Kyle Masson’s MPC class-winning Elan DP02 finished inside the top-five overall in both 45-minute races, with Masson having posted a best lap time within 1.5 seconds of the ACO’s entry level prototypes, which made their highly anticipated debut under IMSA sanction.
“We had some reservation, not to say that we were concerned, but you never know until you see it on track operating in the flesh, to so to speak, how the two different types of cars would play together,” Atherton told Sportscar365.
“The short answer is that we as a sanctioning body don’t think it could have gone much better.
“You had a nice mix of the two examples of LMP3 and MPC. They interacted well, they raced well.
“I think as has been suspected… others have suggested that on the right race track with right driver, you could see those cars being truly interchangeable, in terms of who’s leading the overall race.
“That would be great. We don’t have a pre-conceived expectation of how that’s going to play out.”
Atherton said they “do not have a script” for the outcome of the PC races, admitting that a MPC car could conceivably contend for overall wins in certain circumstances.

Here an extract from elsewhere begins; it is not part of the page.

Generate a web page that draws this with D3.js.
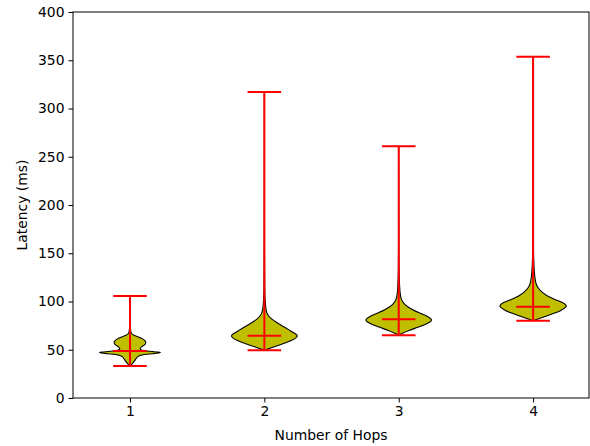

The seven-round championship features a diverse mix of circuits, ranging from Sebring to Watkins Glen, Lime Rock Park and the streets of Trois-Rivières, as part of the Grand Prix de Trois-Rivières in August.
“We expected the LMP3 car would be slightly faster in terms of lap time,” Atherton said. “I think the cars probably produce their lap times slightly differently because the architecture of each car is significantly different.
“The LMP3 car is heavier and has more horsepower. The MPC is lighter and fully developed; those cars have been rubbed on for many, many years and the drivers are typically very experienced in those cars.
“The combination of those two variables, we thought, would put them very close in proximity to each other, and I think you saw that.”
Atherton said IMSA has maintained the ACO’s full technical specifications of the LMP3 class, including the fact that the platform, as is the case with the global-spec LMP2 cars, does not feature BoP between chassis.